John Bibish, city finance director, said city tax projections seem to be holding up despite an economy that has taken some blows from a slowdown that has been developing for almost two years, in part because of an economic downturn and in part because of the fallout from the Sept. 11 terrorist attacks on Washington and New York.

“We took some rather significant measures earlier in the year” to deal with the city's budget shortfall. Those actions have been sufficient - so far - to keep the city in the black, he said.

“I wouldn't be recommending any changes to the budget at this time,” Mr. Bibish said. However, “the situation is so dynamic. Our local economy and the national economy have been subject to so many unusual and hopefully nonrecurring events that we want to be alert to that.”

He said his financial fingers are crossed that political and military events worldwide proceed on a more predictable course.

“Generally speaking, I don't like breaking events,” he said, because they make financial projections far more difficult to make.

If income tax revenue is a measuring stick, Toledo's economy is bucking a national trend by holding up reasonably well. A survey of 401 U.S. cities conducted after Sept. 11 by the Washington-based League of Cities shows that one in three have seen their local economies, municipal revenues, and public confidence slip since the attacks.

Among cities with populations above 100,000, 59 percent said their economies were weaker.

“It is premature to put a pinpoint on anything right now,” said Michael Justen, chief operating officer for the city, of the revenue projections.

In the cautious manner of a man who must make educated guesses about the future strength of the economy, he was optimistic that, if consumers nationwide continue to buy the popular new Jeep Liberty sports utility vehicle, Toledo could eke out a balanced budget with no threats to city services.

Mr. Justen said there is evidence that workers at the North Toledo Jeep plant have been assembling vehicles at a steady pace, local parts suppliers have been buzzing, and the positive economic activity has rippled through the city.

U.S. sales of the Liberty have been robust, rising 23 percent to 12,553 in September from August, which made the Chrysler unit of DaimlerChrysler AG feel “real good,” one official said. Through September, 45,059 Libertys had been sold nationwide since the compact SUV went on sale in May, company sales figures show.

The company sold 1,213 Libertys in Canada last month, for a total of 3,240 since sales started there in June and 675 in Mexico, for a total of 1,005 since sales started in July. Elsewhere in the world, about 700 sold last month, on top of 160 the month before, as the automaker began introducing it outside North America under the name “Cherokee.”

But all bets are off, he said, if there is another round of terrorist attacks in America.

Final numbers on city revenue for the third quarter will not be available until Nov. 15.

Mr. Ford and Mr. Kest said their top spending priorities are to bolster public safety. Mr. Ford said he would add police officers to the staff by shuffling budgets in other departments. Mr. Kest proposed last week to take $5 million out of the city's savings reserve of $14 million to “immediately” hire 40 new officers and to buy fire fighting equipment.

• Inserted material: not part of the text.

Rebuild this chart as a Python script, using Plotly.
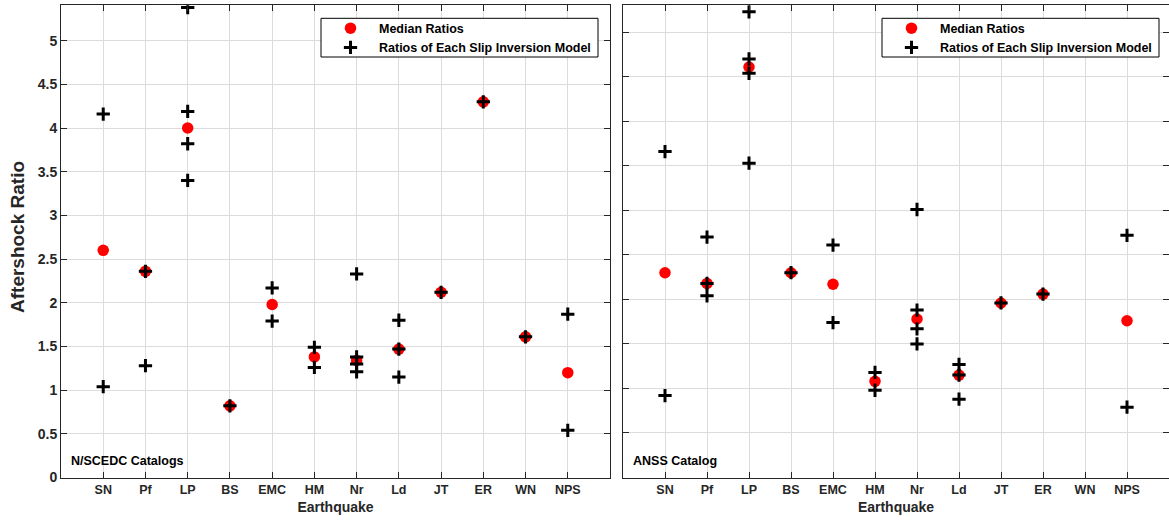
import plotly.graph_objects as go

W, H = 1169, 521

categories = ["SN", "Pf", "LP", "BS", "EMC", "HM", "Nr", "Ld", "JT", "ER", "WN", "NPS"]

# N/SCEDC catalogs (left panel)
left_median = [2.60, 2.36, 4.00, 0.82, 1.98, 1.38, 1.34, 1.47, 2.12, 4.30, 1.61, 1.20]
left_models = [
    [4.16, 1.04],
    [2.36, 1.28],
    [5.38, 4.19, 3.82, 3.40],
    [0.82],
    [2.17, 1.79],
    [1.49, 1.26],
    [2.33, 1.38, 1.30, 1.21],
    [1.80, 1.47, 1.15],
    [2.12],
    [4.30],
    [1.61],
    [1.87, 0.54],
]

# ANSS catalog (right panel)
right_median = [2.30, 2.18, 4.61, 2.30, 2.17, 1.08, 1.78, 1.15, 1.96, 2.06, None, 1.76]
right_models = [
    [3.66, 0.92],
    [2.70, 2.18, 2.04],
    [5.23, 4.70, 4.54, 3.53],
    [2.30],
    [2.61, 1.74],
    [1.18, 0.98],
    [3.01, 1.88, 1.67, 1.50],
    [1.27, 1.15, 0.88],
    [1.96],
    [2.06],
    [],
    [2.72, 0.79],
]

yticks = [0, 0.5, 1, 1.5, 2, 2.5, 3, 3.5, 4, 4.5, 5]
ytick_text = ["0", "0.5", "1", "1.5", "2", "2.5", "3", "3.5", "4", "4.5", "5"]
xpos = list(range(1, len(categories) + 1))

FONT = "Liberation Sans, Arial, Helvetica, sans-serif"
AX = "#262626"
GRID = "#dcdcdc"


def flat(models):
    xs, ys = [], []
    for i, vals in enumerate(models):
        for v in vals:
            xs.append(i + 1)
            ys.append(v)
    return xs, ys


fig = go.Figure()

panels = [
    (left_median, left_models, "x", "y", "legend"),
    (right_median, right_models, "x2", "y2", "legend2"),
]
for med, models, xa, ya, lg in panels:
    mx = [xpos[i] for i, v in enumerate(med) if v is not None]
    my = [v for v in med if v is not None]
    fig.add_trace(go.Scatter(
        x=mx, y=my, mode="markers", name="Median Ratios",
        marker=dict(symbol="circle", size=11.5, color="#ff0000", line=dict(width=0)),
        xaxis=xa, yaxis=ya, legend=lg,
    ))
    cx, cy = flat(models)
    fig.add_trace(go.Scatter(
        x=cx, y=cy, mode="markers", name="Ratios of Each Slip Inversion Model",
        marker=dict(symbol="cross-thin", size=9.5, color="black",
                    line=dict(width=3, color="black")),
        xaxis=xa, yaxis=ya, legend=lg,
    ))

x0L, x1L = 61 / W, 610 / W
x0R, x1R = 623 / W, 1.0
yb, yt = 1 - 477.5 / H, 1 - 5.3 / H

common_x = dict(
    tickmode="array", tickvals=xpos, ticktext=categories, range=[0, 13],
    showgrid=True, gridcolor=GRID, gridwidth=1, zeroline=False,
    showline=True, linecolor=AX, linewidth=1, mirror="ticks",
    ticks="inside", ticklen=6, tickcolor=AX, tickwidth=1, automargin=False,
    tickfont=dict(family=FONT, size=12.5, color=AX, weight="bold"),
    title=dict(text="<b>Earthquake</b>", font=dict(family=FONT, size=14, color=AX), standoff=6),
)
common_y = dict(
    tickmode="array", tickvals=yticks, ticktext=ytick_text,
    showgrid=True, gridcolor=GRID, gridwidth=1, zeroline=False,
    showline=True, linecolor=AX, linewidth=1, mirror="ticks",
    ticks="inside", ticklen=6, tickcolor=AX, tickwidth=1, automargin=False,
    tickfont=dict(family=FONT, size=14, color=AX, weight="bold"),
)

legend_style = dict(
    xanchor="left", yanchor="middle",
    bgcolor="rgba(0,0,0,0)", borderwidth=0,
    font=dict(family=FONT, size=12.5, color="black", weight="bold"),
    itemwidth=47, tracegroupgap=0,
)

# legend frames (pixel boxes converted to paper fractions)
boxes = [(321, 18.3, 598, 57), (882, 18.3, 1159, 57)]
shapes = [
    dict(type="rect", xref="paper", yref="paper",
         x0=bx0 / W, x1=bx1 / W, y0=1 - by1 / H, y1=1 - by0 / H,
         fillcolor="white", line=dict(color="black", width=1), layer="above")
    for bx0, by0, bx1, by1 in boxes
]

fig.update_layout(
    width=W, height=H,
    margin=dict(l=0, r=0, t=0, b=0, autoexpand=False),
    paper_bgcolor="white", plot_bgcolor="white",
    font=dict(family=FONT, color=AX),
    xaxis=dict(domain=[x0L, x1L], anchor="y", **common_x),
    yaxis=dict(domain=[yb, yt], anchor="x", range=[0, 5.405], **common_y),
    xaxis2=dict(domain=[x0R, x1R], anchor="y2", **common_x),
    yaxis2=dict(domain=[yb, yt], anchor="x2", range=[0, 5.303], showticklabels=False,
                **{k: v for k, v in common_y.items() if k != "tickfont"}),
    legend=dict(x=322 / W, y=1 - 38 / H, **legend_style),
    legend2=dict(x=883 / W, y=1 - 38 / H, **legend_style),
    shapes=shapes,
    annotations=[
        dict(text="<b>Aftershock Ratio</b>", xref="paper", yref="paper",
             x=18 / W, y=1 - 237 / H, textangle=-90, showarrow=False,
             font=dict(family=FONT, size=19, color=AX), xanchor="center", yanchor="middle"),
        dict(text="<b>N/SCEDC Catalogs</b>", xref="paper", yref="paper",
             x=69 / W, y=1 - 460.5 / H, showarrow=False, xanchor="left", yanchor="middle",
             font=dict(family=FONT, size=12.5, color="black")),
        dict(text="<b>ANSS Catalog</b>", xref="paper", yref="paper",
             x=631 / W, y=1 - 460.5 / H, showarrow=False, xanchor="left", yanchor="middle",
             font=dict(family=FONT, size=12.5, color="black")),
    ],
)

fig.write_html(
    "out.html",
    config={"displayModeBar": False},
    post_script="document.body.style.margin='0';document.body.style.overflow='hidden';",
)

Mr. Kest said his plan could lower the city's bond rating because emergency reserves would be reduced, costing the city $500,000 per year in additional interest costs on money it borrows. But he said he thinks it would be worth it because the city would be more secure.

His plan would pay only the first year salary for the officers. He said he had not yet identified an ongoing source of income to pay for the additional salaries in subsequent years.

An average police officer or fire fighter costs the city $50,500 per year in salary and benefits, according to Dan Hiskey, city auditor.

Beyond public safety, the candidates have promised a concentration on basic city services, including alley cleaning, tree trimming, street lighting, and road repair. Speaking to neighborhood groups across the city in recent weeks, they also said they will emphasize economic development as a tool to increase tax revenue for the city.

Both candidates have identified projects they think will be key to growth of the city: Mr. Kest points to the burgeoning warehouse district at the southern fringe of downtown as a growth area for new business, while Mr. Ford last week said he hopes to convert the struggling North Towne Square shopping mall just off Alexis Road into a home for high-tech companies.

Mr. Ford said he would concentrate on hiring experts with heads for business to help him run the city.

“I am going to have three positions that are going to be top-notch - my chief financial officer, my economic development director, and my chief of staff,” said Mr. Ford. He said he has not yet identified people for the slots, but that he has begun searching the region for prospects.

“The city is a little bit antiquated. There are definitely going to be improvements in the accrual and accounting methods. We should be able to get readings on a daily basis,” he said.

He said he looks forward to upgrading the technology used to manage the city's accounts.

Both candidates have similar ideas to boost city income tax revenue.

Mr. Kest stressed the need to first seek more tax income by beefing up staffing in the tax enforcement office and by more strictly enforcing tax laws already in force.

He said, for instance, that he believes the city should pursue tax payments from contractors based outside Toledo who come into the city to do business. He said he believes many suburban companies are skirting Toledo taxes.

Mr. Ford said much the same thing, adding that he would stagger the schedules of some city inspectors to better monitor construction work that is done around the city by private companies on the weekends. He said he believes many companies come into the city to do work when they know city offices are closed, and therefore, are not around to enforce the city tax law.

Neither man favors increasing taxes to help pay for programs, but both are supporting Issue 6, the renewal of the city's 0.75 percent income tax, which is also on the Nov. 6 ballot.